Greatest movie trilogy . . . ever. June 1, 2000 Mic (USA) 22 out of 26 found this review helpful
When making these classic films, Sergio Leone (the director of the Man With No Name Trilogy) copied no one (except for Akira Kurosawa). He defied the cliches that were entrenched in the modern Western film. The Man With No Name Trilogy consists of three films: A Fistful of Dollars, For a Few Dollars More and The Good, the Bad and the Ugly. These films contain no heroes. Instead, the films follow the adventures of a seemingly-invinsible "super-gunfighter" (Clint Eastwood). Heroes are given names. We are never told what Eastwood's character's real name is. He is referred to as "Joe" or "Blondie," but his real name is never revealed. Hence, he has become the legendary Man With No Name. These films are brilliant. The plots are cleverly conceived. These films made Eastwood into an internation superstar. After watching these films, you will wonder why it took an Italian director to make the best Western films ever to hit the silver screen. Amazon.com offers a great price on this trilogy and it's well worth the investment. You will spend many hours analyzing the exploits of the enigmatic Man With No Name.

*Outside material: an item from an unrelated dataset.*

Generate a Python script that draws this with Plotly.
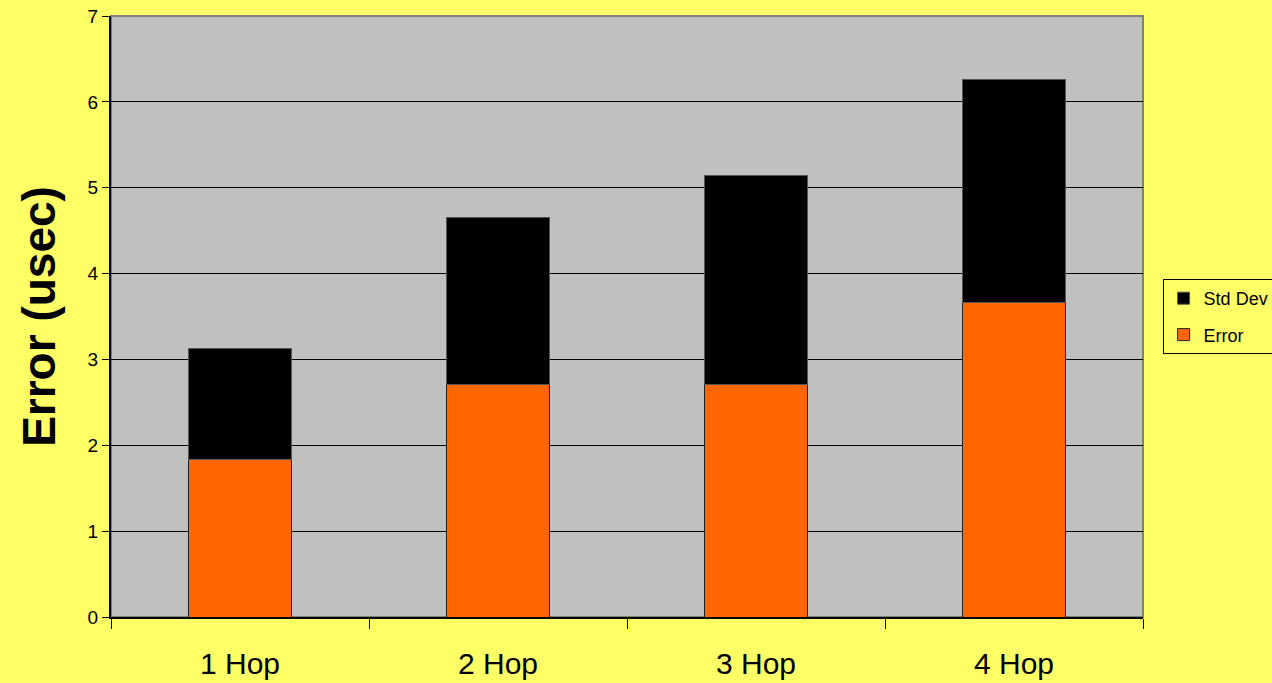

Clint Eastwood: The Man With No Name - A Trilogy December 31, 2000 Brian C. Young (www.taebostore.com) 17 out of 20 found this review helpful
Clint Eastwood is the "man with no name." Italian director Sergio Leone directed what many believe are to be the Top 3 films of all time! Beginning with "A Fistful of Dollars" (copied from the Japanese samurai film "Yo Jimbo") Clint Eastwood rides into a town with two bosses. "For A Few Dollars More" betters on the first. Includes Lee Van Cleef as supporting actor. Two Bounty Killers team up to kill a common foe: One wronged by Indio, the head bank robber. "The Good, The Bad, and The Ugly" is the best of the lot, complete with a haunting musical score by Ennio Morricone. Who could forget the shrilling cry in the opening credits? "Ahh-ee-ahh-ee-iii! Wa...Wa...Wa..." The collaboration of Sergio Leone and Ennio Morricone is what makes these films work. "Spaghetti Westerns" don't waste time with the conventional "cowboys and indians." They focus more on the loners, the gunslingers, the bandits. This DVD Trilogy is the DEFINITIVE COLLECTION. Includes original theatrical trailers, bonus footage, behind the scenes, and much, much more! For more film/music greats look for Leone and Morricone collaborating on "Once Upon A Time in the West" (starring Charles Bronson, Jason Robards, and Henry Fonda), "A Fistful of Dynamite" aka "Duck You Sucker" (James Coburn, and "Once Upon A Time In America" (Robert DeNiro, James Woods). These films are the best, the peak in Western Cinemas.